He could not find one single more word to say. I just want to be free. He could not say those words. They had already withered in his mind, turned to dust. He did not even know, he marvelled now, what the hell those words had meant. Charlotte Wood takes a character from her bestselling book The Children and turns her unflinching gaze on him and his world in Animal People. Set in Sydney over a single day, Animal People traces a watershed day in the life of Stephen, aimless, unhappy, unfulfilled - and without a clue as to how to make his life better. His dead-end job, his demanding family, his oppressive feelings for Fiona and the pitiless city itself…the great weight of it all threatens to come crashing down on him. The day will bring untold surprises and disasters, but will also show him - perhaps too late - that only love can set him free. Sharply observed, hilarious, tender and heartbreaking, Animal People is a portrait of urban life, a meditation on the conflicted nature of human-animal relationships, and a masterpiece of storytelling.
by Jo Case, editor of Readings Monthly
Charlotte Wood’s The Children is among my favourite Australian novels: she’s just so good at the dynamics of relationships and minute social observations that give worlds of information about the people and places she captures. Woods’ writing reminds me of Helen Garner’s, in that it’s easy to read, but deceptively so: it’s rich with ideas and absolutely distinctive in its voice.
So, I was pretty excited to receive Animal People, which follows one (monumentally bad) day in the life of middle-aged man-child Stephen, as he prepares to break up with his girlfriend. Stephen was a character in The Children, and others moonlight here too, but you don’t need to have read that novel to thoroughly enjoy this one. This is at once a novel about Stephen, and his relationship with girlfriend Fiona and her two girls; and about urban life, with our relationships with animals (and all the absurdities those relationships often entail) as a recurrent theme. Stephen works at a zoo kiosk; he is determinedly unambitious and a bit hopeless. He often says the wrong thing in social situations, he unwittingly wears chef’s pants (because they’re comfy), and must duck the exasperated attentions and expectations of his eternally disappointed mother and sister. Yet, he’s an utterly lovable character – gauche and irritating, but big-hearted.
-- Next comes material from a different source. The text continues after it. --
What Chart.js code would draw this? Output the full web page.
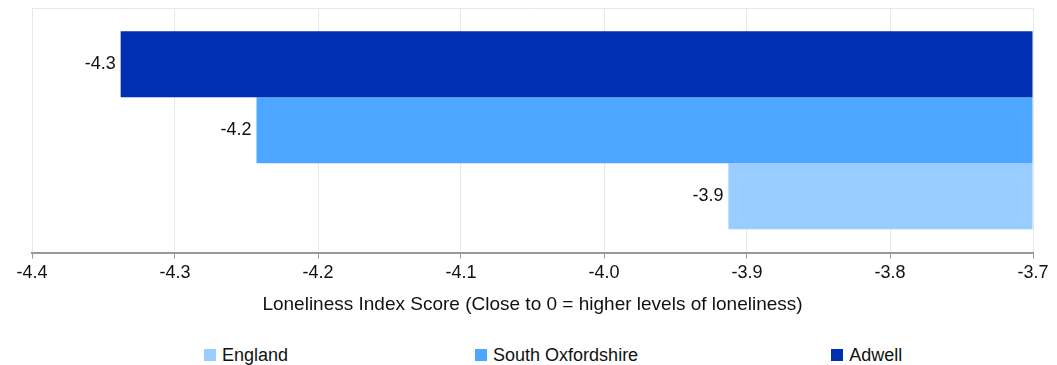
<!DOCTYPE html>
<html>
<head>
<meta charset="utf-8">
<script src="https://cdn.jsdelivr.net/npm/chart.js@4.4.1/dist/chart.umd.min.js"></script>
<style>
  body { margin: 0; background: #fff; font-family: "Liberation Sans", Arial, sans-serif; }
  #wrap { position: relative; width: 1057px; height: 330px; }
  #legend { position: absolute; left: 204px; top: 344px; display: flex; white-space: nowrap;
            font-size: 18px; line-height: 22px; color: #111; }
  #legend .item { display: flex; align-items: center; }
  #legend .item:nth-child(1) { margin-right: 187px; }
  #legend .item:nth-child(2) { margin-right: 193px; }
  #legend .box { width: 12px; height: 12px; margin-right: 6px; }
</style>
</head>
<body>
<div id="wrap"><canvas id="myBar"></canvas></div>
<div id="legend"></div>
<script>
// data
const categories = ['Loneliness'];
const seriesNames = ['Adwell', 'South Oxfordshire', 'England'];
const seriesValues = [-4.338, -4.243, -3.913];
const seriesColors = ['#002fb1', '#4da6ff', '#99ccff'];
const tickMin = -4.4;
const tickMax = -3.7;
const axisTitle = 'Loneliness Index Score (Close to 0 = higher levels of loneliness)';

const fontFamily = '"Liberation Sans", Arial, sans-serif';

// value labels to the left of each bar
const barLabels = {
    id: 'barLabels',
    afterDatasetsDraw(chart) {
        const ctx = chart.ctx;
        ctx.save();
        ctx.font = '18px ' + fontFamily;
        ctx.fillStyle = '#111';
        ctx.textAlign = 'right';
        ctx.textBaseline = 'middle';
        chart.data.datasets.forEach((ds, i) => {
            chart.getDatasetMeta(i).data.forEach((bar, j) => {
                ctx.fillText(ds.data[j].toFixed(1), bar.x - 5, bar.y);
            });
        });
        ctx.restore();
    }
};

function initBarChart() {
    const ctx = document.getElementById('myBar').getContext('2d');
    const chart = new Chart(ctx, {
        type: 'bar',
        data: {
            labels: categories,
            datasets: seriesNames.map((name, i) => ({
                label: name,
                data: [seriesValues[i]],
                backgroundColor: seriesColors[i],
                base: tickMax,
                borderWidth: 0,
                categoryPercentage: 0.81,
                barPercentage: 1
            }))
        },
        options: {
            indexAxis: 'y',
            responsive: true,
            maintainAspectRatio: false,
            animation: false,
            layout: { padding: { left: 32, right: 24, top: 8, bottom: 10 } },
            plugins: {
                legend: { display: false },
                tooltip: { enabled: false }
            },
            scales: {
                x: {
                    min: tickMin,
                    max: tickMax,
                    ticks: {
                        stepSize: 0.1,
                        color: '#111',
                        font: { size: 18, family: fontFamily },
                        callback: v => v.toFixed(1),
                        padding: 4
                    },
                    grid: { color: '#e8e8e8', tickColor: '#999', tickLength: 6 },
                    border: { color: '#999', width: 2 },
                    title: {
                        display: true,
                        text: axisTitle,
                        color: '#111',
                        font: { size: 19, family: fontFamily },
                        padding: { top: 5 }
                    }
                },
                y: {
                    ticks: { display: false },
                    grid: { color: '#e8e8e8', drawTicks: false },
                    border: { display: false }
                }
            }
        },
        plugins: [barLabels]
    });

    // legend, reversed order like the original
    const legend = document.getElementById('legend');
    chart.data.datasets.slice().reverse().forEach(ds => {
        const item = document.createElement('div');
        item.className = 'item';
        item.innerHTML = '<span class="box" style="background:' + ds.backgroundColor + '"></span>' + ds.label;
        legend.appendChild(item);
    });
}

document.addEventListener('DOMContentLoaded', initBarChart);
</script>
</body>
</html>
The mystery at the core of this novel is why Stephen wants to break up with Fiona: their relationship is imperfect, yes, but it’s also affectionate, genuine and touching. The answer seems to lie in Stephen’s palpably human insecurities.
Animal People may centre on a pending break-up, but it’s a romantic comedy of sorts, with some wonderful observational humour – particularly at the children’s birthday party in the final third of the novel. Thoroughly recommended; it made me laugh and cry. What more could you ask for?